August 09 - August 23

  • Implemented tree generation, reduction and evaluation.
  • For the tree generation, a simple tree enumeration up to a certain size is used. The method is described in the weekly update above. As suggested by Nil, additional features are added. First of all, there has to be a list of possible nodes to be passed to the program (the current implementation used a file to do that). The trees are only created from the nodes given to them. In addition, a signature is passed to the tree enumeration algorithm, so that it is ensured, that the generated programs have the same signature as intended. Since the algorithm works by adding new layers to the trees each run, on the first run the output type of the program is made to be the correct one. After that, each level added, the trees are checked to eliminate the ones that are impossible to meet the requirements.

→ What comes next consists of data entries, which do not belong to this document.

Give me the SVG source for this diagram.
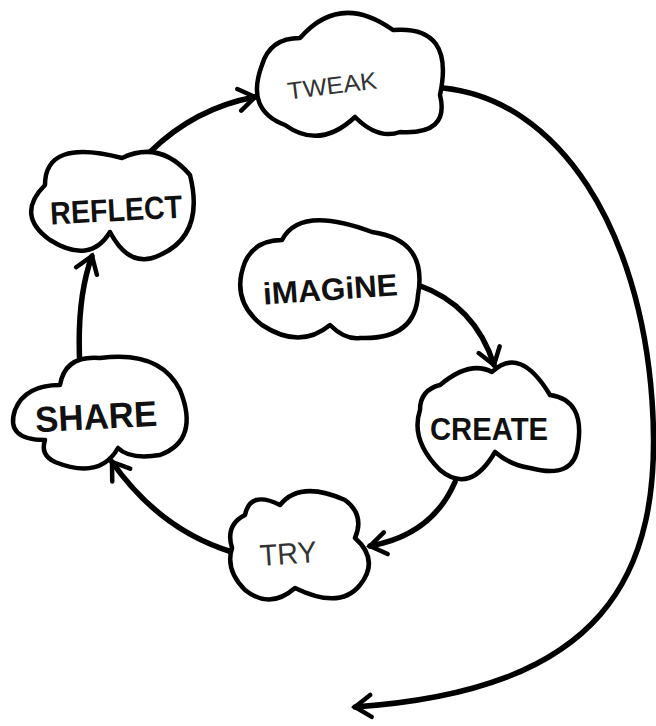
<svg xmlns="http://www.w3.org/2000/svg" width="656" height="726" viewBox="0 0 656 726">
<defs>
<style>
.cloud{fill:#fff;stroke:#000;stroke-width:4.5;stroke-linejoin:round}
.conn{fill:none;stroke:#000;stroke-width:5.5;stroke-linecap:round}
.bold{font-family:"Liberation Sans",Arial,sans-serif;font-weight:bold;fill:#111;text-anchor:middle}
.thin{font-family:"Liberation Sans",Arial,sans-serif;font-weight:normal;fill:#333;text-anchor:middle}
</style>
<marker id="ah" markerUnits="userSpaceOnUse" markerWidth="40" markerHeight="40" viewBox="-20 -20 40 40" refX="0" refY="0" orient="auto">
<path d="M-16,-11 L0,0 L-16,11" fill="none" stroke="#000" stroke-width="4.5" stroke-linecap="round"/>
</marker>
</defs>
<rect width="656" height="726" fill="#fff"/>
<g id="connectors">
<path class="conn" d="M150,152 Q195,108 255,97" marker-end="url(#ah)"/>
<path class="conn" d="M80,368 Q76,300 92,256" marker-end="url(#ah)"/>
<path class="conn" d="M232,552 Q160,530 112,462" marker-end="url(#ah)"/>
<path class="conn" d="M455,482 Q432,535 370,546" marker-end="url(#ah)"/>
<path class="conn" d="M418,285 Q475,305 494,365" marker-end="url(#ah)"/>
<path class="conn" d="M443,88 C560,100 640,230 652,400 C665,580 600,690 355,707" marker-end="url(#ah)"/>
</g>
<g id="tweak">
<path class="cloud" d="M300,38 Q340,-8 393,30 Q455,25 440,95 Q450,135 400,132 Q378,140 355,117 Q320,150 285,125 Q245,110 262,65 Q270,38 300,38 Z"/>
<text class="thin" x="332" y="94" font-size="24" textLength="90" lengthAdjust="spacingAndGlyphs" transform="rotate(-7 332 84)">TWEAK</text>
</g>
<g id="reflect">
<path class="cloud" d="M45,185 Q45,138 122,158 Q160,140 190,175 Q205,235 160,255 Q130,270 110,232 Q90,265 50,240 Q15,215 45,185 Z"/>
<text class="bold" x="116" y="221" font-size="32" textLength="132" lengthAdjust="spacingAndGlyphs" transform="rotate(-3 116 208)">REFLECT</text>
</g>
<g id="imagine">
<path class="cloud" d="M282,240 Q300,205 372,232 Q428,240 418,295 Q415,340 360,338 Q345,340 330,325 Q300,350 262,325 Q230,300 245,262 Q255,240 282,240 Z"/>
<text class="bold" x="330" y="300" font-size="31" textLength="135" lengthAdjust="spacingAndGlyphs" transform="rotate(-4 330 285)">iMAGiNE</text>
</g>
<g id="share">
<path class="cloud" d="M60,385 Q65,355 100,358 Q160,350 180,390 Q200,440 160,455 Q130,460 118,448 Q100,480 55,462 Q40,455 45,440 Q5,440 15,410 Q25,385 60,385 Z"/>
<text class="bold" x="96" y="429" font-size="36" textLength="122" lengthAdjust="spacingAndGlyphs" transform="rotate(-3 96 414)">SHARE</text>
</g>
<g id="create">
<path class="cloud" d="M440,385 Q470,360 492,372 Q520,345 550,395 Q585,400 578,445 Q575,480 530,468 Q510,465 495,452 Q470,495 440,470 Q410,440 420,410 Q420,390 440,385 Z"/>
<text class="bold" x="489" y="440" font-size="31" textLength="118" lengthAdjust="spacingAndGlyphs">CREATE</text>
</g>
<g id="try">
<path class="cloud" d="M245,515 Q250,490 280,505 Q300,480 345,500 Q365,515 355,538 Q380,560 360,585 Q340,610 295,588 Q270,610 245,590 Q225,570 232,548 Q225,525 245,515 Z"/>
<text class="thin" x="288" y="564" font-size="30" textLength="57" lengthAdjust="spacingAndGlyphs" transform="rotate(-4 288 552)">TRY</text>
</g>
</svg>
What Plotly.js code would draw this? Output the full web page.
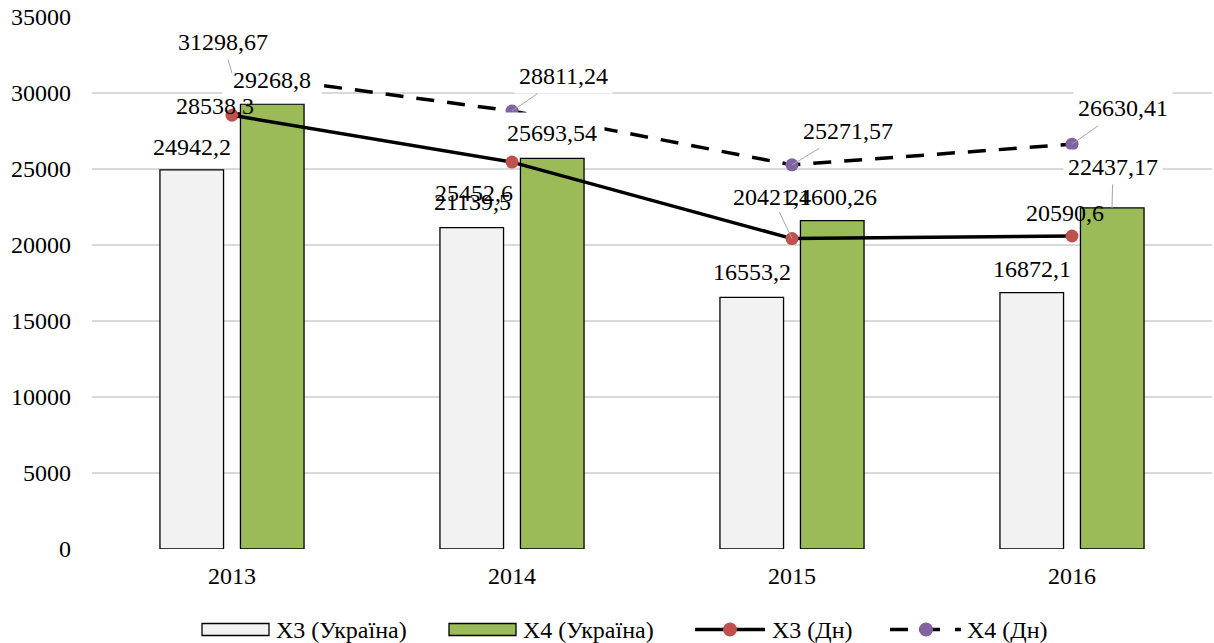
<!DOCTYPE html>
<html>
<head>
<meta charset="utf-8">
<script src="https://cdn.plot.ly/plotly-3.0.1.min.js"></script>
<style>html,body{margin:0;padding:0;background:#fff;}#chart{width:1214px;height:643px;}</style>
</head>
<body>
<div id="chart"></div>
<script>
// ---- data ----
const years = ['2013', '2014', '2015', '2016'];
const x3Ukraine = [24942.2, 21139.5, 16553.2, 16872.1];
const x4Ukraine = [29268.8, 25693.54, 21600.26, 22437.17];
const x3Dn = [28538.3, 25452.6, 20421.4, 20590.6];
const x4Dn = [31298.67, 28811.24, 25271.57, 26630.41];
const seriesNames = ['X3 (Україна)', 'X4 (Україна)', 'X3 (Дн)', 'X4 (Дн)'];
const yTicks = [0, 5000, 10000, 15000, 20000, 25000, 30000, 35000];

// ---- style ----
const FONT = '"Liberation Serif", "Times New Roman", serif';
const FS = 24;
const C_X3U = '#F2F2F2', C_X4U = '#9BBB59', C_RED = '#C0504D', C_PURPLE = '#8064A2';
const GRID = '#D9D9D9', LEADER = '#A6A6A6';
const M = {l: 92, r: 2, t: 17, b: 94};
const W = 1214 - M.l - M.r, H = 643 - M.t - M.b;
const BAR_SHIFT = 40; // px from category centre to bar centre

const fmt = v => String(v).replace('.', ',');

const traces = [
  {type: 'bar', name: seriesNames[0], x: years, y: x3Ukraine,
   marker: {color: C_X3U, line: {color: '#000', width: 1.3}}, hoverinfo: 'skip'},
  {type: 'bar', name: seriesNames[1], x: years, y: x4Ukraine,
   marker: {color: C_X4U, line: {color: '#000', width: 1.3}}, hoverinfo: 'skip'},
  {type: 'scatter', mode: 'lines+markers', name: seriesNames[2], x: years, y: x3Dn,
   line: {color: '#000', width: 3.5}, marker: {color: C_RED, size: 13}, hoverinfo: 'skip'},
  {type: 'scatter', mode: 'lines+markers', name: seriesNames[3], x: years, y: x4Dn,
   line: {color: '#000', width: 3.5, dash: '18px,13px'}, marker: {color: C_PURPLE, size: 13}, hoverinfo: 'skip'}
];

const labelFont = {family: FONT, size: FS, color: '#000'};
const ann = [];
// category index i is used as the annotation x on the category axis
function plain(i, y, dx, dy, bg, pad) {
  ann.push({x: i, y: y, xref: 'x', yref: 'y', text: fmt(y), showarrow: false,
    xanchor: 'center', yanchor: 'middle', xshift: dx, yshift: -dy,
    font: labelFont, bgcolor: bg ? '#fff' : 'rgba(0,0,0,0)', borderpad: pad || (bg ? 7 : 2)});
}
function leader(i, y, ax, ay, shift, bg) {
  ann.push({x: i, y: y, xref: 'x', yref: 'y', text: fmt(y), showarrow: true,
    arrowhead: 0, arrowwidth: 1, arrowcolor: LEADER, standoff: 0, startstandoff: 0,
    ax: ax, ay: ay, xshift: shift || 0,
    xanchor: 'center', yanchor: 'middle',
    font: labelFont, bgcolor: bg ? '#fff' : 'rgba(0,0,0,0)', borderpad: bg ? 4 : 2});
}

// X4 (Україна) labels (filled boxes)
plain(0, x4Ukraine[0], BAR_SHIFT, -24, true, 10);
plain(1, x4Ukraine[1], BAR_SHIFT, -25, true);
plain(2, x4Ukraine[2], BAR_SHIFT, -24, true);
leader(3, x4Ukraine[3], 1, -41, BAR_SHIFT, true);
// X3 (Україна) labels
plain(0, x3Ukraine[0], -BAR_SHIFT, -23, false);
plain(1, x3Ukraine[1], -BAR_SHIFT, -26, false);
plain(2, x3Ukraine[2], -BAR_SHIFT, -25, false);
plain(3, x3Ukraine[3], -BAR_SHIFT, -24, false);
// X4 (Дн) labels
leader(0, x4Dn[0], -9, -31, 0, true);
leader(1, x4Dn[1], 51, -35, 0, true);
leader(2, x4Dn[2], 56, -34, 0, true);
leader(3, x4Dn[3], 51, -36, 0, true);
// X3 (Дн) labels
plain(0, x3Dn[0], -17, -9, false);
plain(1, x3Dn[1], -38, 31, false);
leader(2, x3Dn[2], -20, -42, 0, false);
plain(3, x3Dn[3], -7.5, -23, false);

// ---- custom legend (pixel -> paper helpers) ----
const px = x => (x - M.l) / W;
const py = y => (M.t + H - y) / H;
const LY = 629.5;
const shapes = [];
const rect = (x0, x1, fill) => shapes.push({type: 'rect', xref: 'paper', yref: 'paper',
  x0: px(x0), x1: px(x1), y0: py(623.5), y1: py(635.5), fillcolor: fill, line: {color: '#000', width: 1.3}});
const seg = (x0, x1) => shapes.push({type: 'line', xref: 'paper', yref: 'paper',
  x0: px(x0), x1: px(x1), y0: py(LY), y1: py(LY), line: {color: '#000', width: 3.5}});
const dot = (cx, fill) => shapes.push({type: 'circle', xref: 'paper', yref: 'paper',
  x0: px(cx - 7), x1: px(cx + 7), y0: py(LY + 7), y1: py(LY - 7), fillcolor: fill, line: {width: 0}});
rect(202, 269, C_X3U);
rect(449, 516, C_X4U);
seg(695, 765); dot(730, C_RED);
seg(890, 908); seg(919, 940); seg(955, 961); dot(926, C_PURPLE);
const legText = (x, t) => ann.push({xref: 'paper', yref: 'paper', x: px(x), y: py(LY), text: t,
  showarrow: false, xanchor: 'left', yanchor: 'middle', font: labelFont});
legText(274, seriesNames[0]);
legText(521, seriesNames[1]);
legText(770, seriesNames[2]);
legText(965, seriesNames[3]);

const layout = {
  width: 1214, height: 643,
  margin: M,
  paper_bgcolor: '#fff', plot_bgcolor: '#fff',
  font: {family: FONT, size: FS, color: '#000'},
  showlegend: false,
  barmode: 'group', bargap: 0.425, bargroupgap: 0.21,
  xaxis: {type: 'category', range: [-0.5, 3.5], autorange: false, showgrid: false, zeroline: false, showline: false, ticks: '',
    tickfont: {family: FONT, size: FS, color: '#000'}, ticklabelstandoff: 10, automargin: false},
  yaxis: {range: [0, 35000], autorange: false, tickvals: yTicks, ticktext: yTicks.map(String),
    showgrid: true, gridcolor: GRID, gridwidth: 1.3, zeroline: false, showline: false, ticks: '',
    tickfont: {family: FONT, size: FS, color: '#000'}, ticklabelstandoff: 20, automargin: false},
  annotations: ann,
  shapes: shapes
};

Plotly.newPlot('chart', traces, layout, {staticPlot: true, displayModeBar: false});
</script>
</body>
</html>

The main problem that arises, is that the number of trees increases exponentially, so a lot of memory needs to be used. Some optimization can be done here.
  • After the program trees are generated, they go through reduction. Again, the procedure takes in the trees and reduction rules and gives a set of reduced programs. This is needed to avoid the multiple programs that do the same things. One possible way of optimizing the work is reducing programs after generating each level. This might drastically improve the memory usage.